# Tee Nee Trailer



## rootbeer (Jan 17, 2017)

Hello

I recently was given a boat trailer for the 14' starcraft v hull that I have identified as a Tee Nee trailer via internet search. It is wired with modern trailer lights, a new winch and strap, and new tires/wheel. The keel rollers down the center of the trailer are suspect and at lease one is missing, causing the keel on the boat to rub significantly as it is being loaded and unloaded, the fenders also need to be welded or replaced. It seems parts are few and far between. I was hoping that someone on this board may have some experience with these types of trailers and possible modifications.

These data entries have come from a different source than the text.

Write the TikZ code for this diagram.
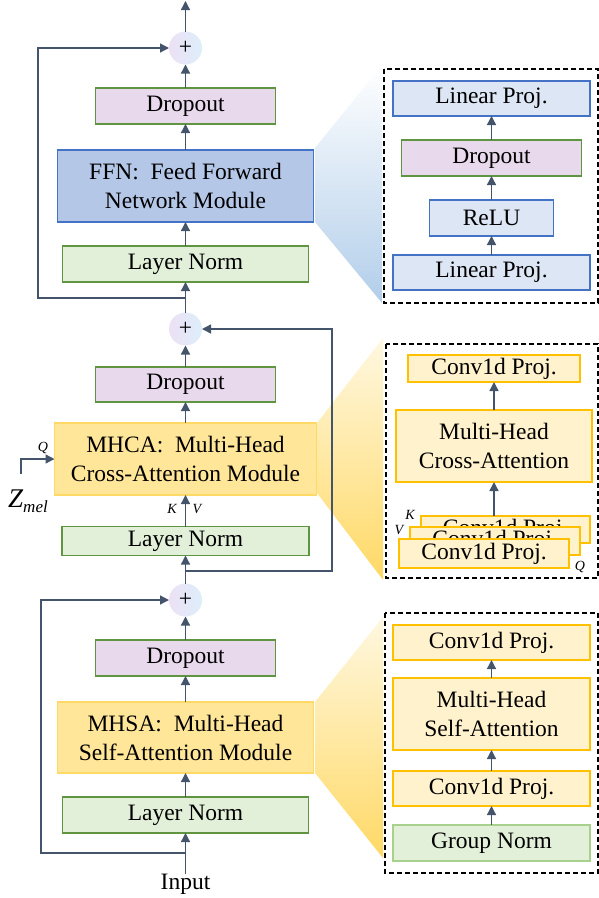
\documentclass[tikz,border=0pt]{standalone}
\usepackage{fontspec}
\setmainfont{Liberation Serif}
\usetikzlibrary{arrows.meta}
\definecolor{arrc}{HTML}{44546A}
\definecolor{dropf}{HTML}{E9D9EC}
\definecolor{grnb}{HTML}{5F9441}
\definecolor{lnf}{HTML}{E2F0D9}
\definecolor{ffnf}{HTML}{B4C7E7}
\definecolor{blub}{HTML}{4472C4}
\definecolor{linf}{HTML}{DCE6F4}
\definecolor{attf}{HTML}{FFE699}
\definecolor{attb}{HTML}{FFD966}
\definecolor{cvf}{HTML}{FFF2CC}
\definecolor{cvb}{HTML}{FFC000}
\definecolor{gnb}{HTML}{A9D18E}
\definecolor{fanb}{HTML}{B2CEEA}
\definecolor{fany}{HTML}{FFD966}
\definecolor{fanyt}{HTML}{FFF8E1}
\definecolor{plusl}{HTML}{ECE1F5}
\definecolor{plusr}{HTML}{DDEEFA}
\begin{document}
\begin{tikzpicture}[x=1pt,y=-1pt,
  every node/.style={inner sep=0pt, outer sep=0pt, align=center, font=\fontsize{23.5}{29}\selectfont},
  blk/.style={draw, line width=1.3pt},
  dropbox/.style={blk, fill=dropf, draw=grnb},
  lnbox/.style={blk, fill=lnf, draw=grnb},
  ffnbox/.style={blk, fill=ffnf, draw=blub},
  linbox/.style={blk, fill=linf, draw=blub},
  attbox/.style={blk, fill=attf, draw=attb},
  cvbox/.style={blk, fill=cvf, draw=cvb},
  gnbox/.style={blk, fill=lnf, draw=gnb},
  plusnode/.style={circle, minimum size=33pt, left color=plusl, right color=plusr, draw=none},
  arr/.style={draw=arrc, line width=1.4pt, -{Triangle[length=9pt,width=9pt]}},
  dbox/.style={draw=black, line width=1.2pt, dash pattern=on 5pt off 3pt},
  lbl/.style={font=\fontsize{14}{14}\selectfont\itshape}
]
\useasboundingbox (0,0) rectangle (599,898);

% fans
\shade[top color=white, bottom color=fanb] (315,148) -- (382,65) -- (382,303) -- (315,222) -- cycle;
\shade[top color=fanyt, bottom color=fany] (317,423) -- (383,338) -- (383,580) -- (317,493) -- cycle;
\shade[top color=fanyt, bottom color=fany] (315,702) -- (383,617) -- (383,858) -- (315,773) -- cycle;

% left column
\node[plusnode] (plus1) at (185.5,48) {+};
\node[dropbox, minimum width=180pt, minimum height=36pt] (d1) at (185.5,106) {Dropout};
\node[ffnbox, minimum width=256pt, minimum height=72pt] (ffn) at (185.5,186) {FFN:~ Feed Forward\\Network Module};
\node[lnbox, minimum width=246pt, minimum height=36pt] (ln1) at (185.5,264) {Layer Norm};

\node[plusnode] (plus2) at (185.5,329) {+};
\node[dropbox, minimum width=180pt, minimum height=35pt] (d2) at (185.5,384.5) {Dropout};
\node[attbox, minimum width=262pt, minimum height=72pt] (mhca) at (185.5,459) {MHCA:~ Multi-Head\\Cross-Attention Module};
\node[lnbox, minimum width=247pt, minimum height=29pt] (ln2) at (185.5,541) {Layer Norm};

\node[plusnode] (plus3) at (185.5,600) {+};
\node[dropbox, minimum width=180pt, minimum height=36pt] (d3) at (185.5,658) {Dropout};
\node[attbox, minimum width=256pt, minimum height=71pt] (mhsa) at (185.5,737.5) {MHSA:~ Multi-Head\\Self-Attention Module};
\node[lnbox, minimum width=246pt, minimum height=36pt] (ln3) at (185.5,815) {Layer Norm};
\node (input) at (185.5,884) {Input};

% Zmel and labels
\node (zmel) at (28,501) {{\fontsize{27}{27}\selectfont\itshape Z}{\fontsize{17}{17}\selectfont\itshape\raisebox{-5pt}{mel}}};
\node[lbl] (qlab) at (43,448) {Q};
\node[lbl] (klab) at (172,509) {K};
\node[lbl] (vlab) at (197,509) {V};

% right panel 1
\draw[dbox] (384,69) rectangle (598,303);
\node[linbox, minimum width=197pt, minimum height=35pt] (lp2) at (491.5,98.5) {Linear Proj.};
\node[dropbox, minimum width=180pt, minimum height=36pt] (rd) at (491.5,158) {Dropout};
\node[linbox, minimum width=124pt, minimum height=36pt] (relu) at (491.5,218) {ReLU};
\node[linbox, minimum width=197pt, minimum height=35pt] (lp1) at (491.5,272.5) {Linear Proj.};

% right panel 2
\draw[dbox] (386,344) rectangle (598,578);
\node[cvbox, minimum width=172pt, minimum height=27pt] (cp2) at (494,368.5) {Conv1d Proj.};
\node[cvbox, minimum width=196pt, minimum height=72pt] (mhca2) at (494,446) {Multi-Head\\Cross-Attention};
\node[cvbox, minimum width=169pt, minimum height=27pt] (cpk) at (505.5,529.5) {Conv1d Proj.};
\node[cvbox, minimum width=170pt, minimum height=28pt] (cpv) at (495,541) {Conv1d Proj.};
\node[cvbox, minimum width=170pt, minimum height=29pt] (cpq) at (484,553.5) {Conv1d Proj.};
\node[lbl] (k2) at (410,515) {K};
\node[lbl] (v2) at (399,530) {V};
\node[lbl] (q2) at (580,567) {Q};

% right panel 3
\draw[dbox] (385,613) rectangle (598,873);
\node[cvbox, minimum width=197pt, minimum height=35pt] (cp3t) at (491.5,642.5) {Conv1d Proj.};
\node[cvbox, minimum width=197pt, minimum height=72pt] (mhsa2) at (491.5,714) {Multi-Head\\Self-Attention};
\node[cvbox, minimum width=197pt, minimum height=35pt] (cp3b) at (491.5,788.5) {Conv1d Proj.};
\node[gnbox, minimum width=197pt, minimum height=36pt] (gn) at (491.5,843) {Group Norm};

% coordinates
\coordinate (out) at (185.5,1);
\coordinate (s1) at (185.5,298);
\coordinate (c1) at (38,298);
\coordinate (s2) at (185.5,571);
\coordinate (c2) at (332,571);
\coordinate (s3) at (185.5,853);
\coordinate (c3) at (41,853);
\coordinate (q0) at (21,474);

% main connectors
\draw[arr] (plus1.north) -- (out);
\draw[arr] (d1.north) -- (plus1.south);
\draw[arr] (ffn.north) -- (d1.south);
\draw[arr] (ln1.north) -- (ffn.south);
\draw[arr] (plus2.north) -- (ln1.south);
\draw[arr] (s1) -- (c1) |- (plus1.west);

\draw[arr] (d2.north) -- (plus2.south);
\draw[arr] (mhca.north) -- (d2.south);
\draw[arr] (ln2.north) -- (mhca.south);
\draw[arr] (plus3.north) -- (ln2.south);
\draw[arr] (s2) -- (c2) |- (plus2.east);
\draw[arr] (q0) |- (mhca.west);

\draw[arr] (d3.north) -- (plus3.south);
\draw[arr] (mhsa.north) -- (d3.south);
\draw[arr] (ln3.north) -- (mhsa.south);
\draw[arr] (input.north) -- (ln3.south);
\draw[arr] (s3) -- (c3) |- (plus3.west);

% right connectors
\draw[arr] (rd.north) -- (lp2.south);
\draw[arr] (relu.north) -- (rd.south);
\draw[arr] (lp1.north) -- (relu.south);
\draw[arr] (cpk.north -| mhca2.south) -- (mhca2.south);
\draw[arr] (mhca2.north) -- (cp2.south);
\draw[arr] (mhsa2.north) -- (cp3t.south);
\draw[arr] (cp3b.north) -- (mhsa2.south);
\draw[arr] (gn.north) -- (cp3b.south);
\end{tikzpicture}
\end{document}
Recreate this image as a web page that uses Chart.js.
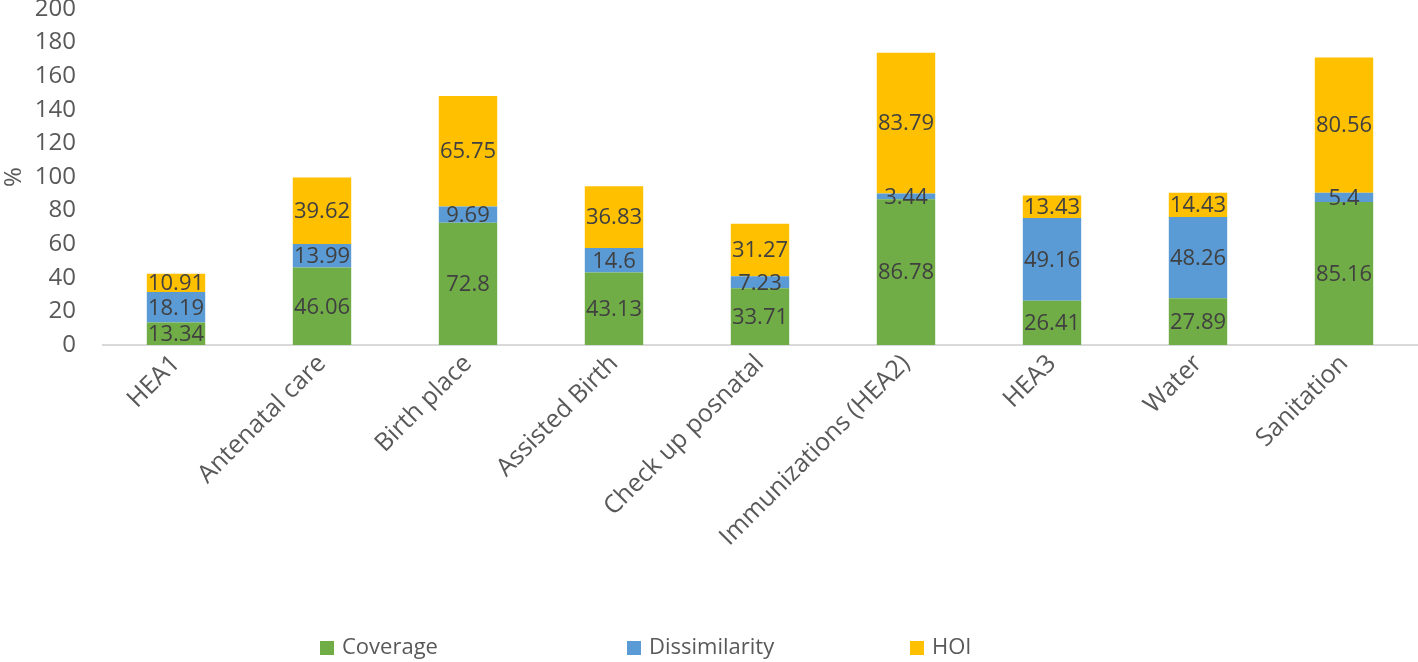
<!DOCTYPE html>
<html>
<head>
<meta charset="utf-8">
<script src="https://cdn.jsdelivr.net/npm/chart.js@4/dist/chart.umd.min.js"></script>
<style>
  html, body { margin: 0; padding: 0; background: #fff; }
  #wrap { width: 1418px; height: 662px; position: relative; }
</style>
</head>
<body>
<div id="wrap"><canvas id="chart"></canvas></div>
<script>
// -------------------- DATA --------------------
const categories = ['HEA1', 'Antenatal care', 'Birth place', 'Assisted Birth', 'Check up posnatal',
    'Immunizations (HEA2)', 'HEA3', 'Water', 'Sanitation'];
const coverage = [13.34, 46.06, 72.8, 43.13, 33.71, 86.78, 26.41, 27.89, 85.16];
const dissimilarity = [18.19, 13.99, 9.69, 14.6, 7.23, 3.44, 49.16, 48.26, 5.4];
const hoi = [10.91, 39.62, 65.75, 36.83, 31.27, 83.79, 13.43, 14.43, 80.56];
const yTicks = [0, 20, 40, 60, 80, 100, 120, 140, 160, 180, 200];

const FONT = "'Open Sans', sans-serif";
const TEXT_GRAY = '#595959';

// -------------------- DATA LABELS (inline plugin) --------------------
const barLabels = {
    id: 'barLabels',
    afterDatasetsDraw(chart) {
        const ctx = chart.ctx;
        ctx.save();
        ctx.font = '22px ' + FONT;
        ctx.fillStyle = '#404040';
        ctx.textAlign = 'center';
        ctx.textBaseline = 'middle';
        chart.data.datasets.forEach((ds, i) => {
            const meta = chart.getDatasetMeta(i);
            meta.data.forEach((bar, j) => {
                const y = (bar.y + bar.base) / 2;
                ctx.fillText(String(ds.data[j]), bar.x, y + 1);
            });
        });
        ctx.restore();
    }
};

// -------------------- LEGEND (Excel-like fixed slots) --------------------
const slotLegend = {
    id: 'slotLegend',
    afterDraw(chart) {
        const ctx = chart.ctx;
        const slots = [320, 627, 910];
        const y = 648;
        ctx.save();
        ctx.font = '22px ' + FONT;
        ctx.textBaseline = 'middle';
        ctx.textAlign = 'left';
        chart.data.datasets.forEach((ds, i) => {
            const x = slots[i];
            ctx.fillStyle = ds.backgroundColor;
            ctx.fillRect(x, y - 7, 14, 14);
            ctx.fillStyle = TEXT_GRAY;
            ctx.fillText(ds.label, x + 22, y);
        });
        ctx.restore();
    }
};

// -------------------- CHART --------------------
new Chart(document.getElementById('chart'), {
    type: 'bar',
    data: {
        labels: categories,
        datasets: [
            { label: 'Coverage', data: coverage, backgroundColor: '#70AD47' },
            { label: 'Dissimilarity', data: dissimilarity, backgroundColor: '#5B9BD5' },
            { label: 'HOI', data: hoi, backgroundColor: '#FFC000' }
        ]
    },
    options: {
        responsive: true,
        maintainAspectRatio: false,
        animation: false,
        layout: { padding: { top: 9, right: 1, bottom: 45, left: 0 } },
        datasets: { bar: { categoryPercentage: 1, barPercentage: 0.4 } },
        plugins: {
            tooltip: { enabled: false },
            legend: { display: false }
        },
        scales: {
            x: {
                stacked: true,
                grid: { display: false, drawTicks: false },
                border: { color: '#d9d9d9', width: 2 },
                ticks: {
                    color: TEXT_GRAY,
                    font: { family: FONT, size: 25 },
                    minRotation: 45,
                    maxRotation: 45,
                    autoSkip: false,
                    padding: 4
                },
                afterFit(scale) {
                    scale.height = 272;
                    scale.paddingLeft = 0;
                    scale.paddingRight = 0;
                }
            },
            y: {
                stacked: true,
                min: 0,
                max: 200,
                grid: { display: false, drawTicks: false },
                border: { display: false },
                afterBuildTicks(scale) { scale.ticks = yTicks.map(v => ({ value: v })); },
                ticks: {
                    color: TEXT_GRAY,
                    font: { family: FONT, size: 24 },
                    autoSkip: false,
                    padding: 27
                },
                title: {
                    display: true,
                    text: '%',
                    color: TEXT_GRAY,
                    font: { family: FONT, size: 24 },
                    padding: 0
                },
                afterFit(scale) {
                    scale.width = 103;
                    scale.paddingTop = 0;
                    scale.paddingBottom = 0;
                }
            }
        }
    },
    plugins: [barLabels, slotLegend]
});
</script>
</body>
</html>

The trailer pictured below is not mine, but one I found on the internet (mine is buried in snow at the moment). My trailer has a cross piece that has been possibly added to the rear of the trailer where the trailer lights and license plate mount.


----------



## Johnny (Jan 17, 2017)

Root - I think there were a few versions of the vintage Tee Nee trailers.
although not rare, they are sought after as a highly collectable addition
to a nice vintage boat in the restored fashion.
Parts are available on the old interweb if you want to go the restoration route.
but - it won't be cheap.

I saw a website a year or so back that gave a fantastic tutorial
of rebuilding and restoring a Tee Nee back to original.
I will try to find it for you.





photos of what you have would help a lot






.


----------



## spg (Mar 12, 2017)

They have been out of business for quite a while. They were made about 15 miles from me. Parts are hard to find. Best bet is to find a similar replacement part and just add it on. There is a place In Youngstown, Ohio called Star supply that bought them out. They may have a few parts left. I have one with a bad axle. I finally found a place that has the size I need, only took me 2 years to find the right axle. It was an odd ball size. The last time I was over there they had the fenders.


----------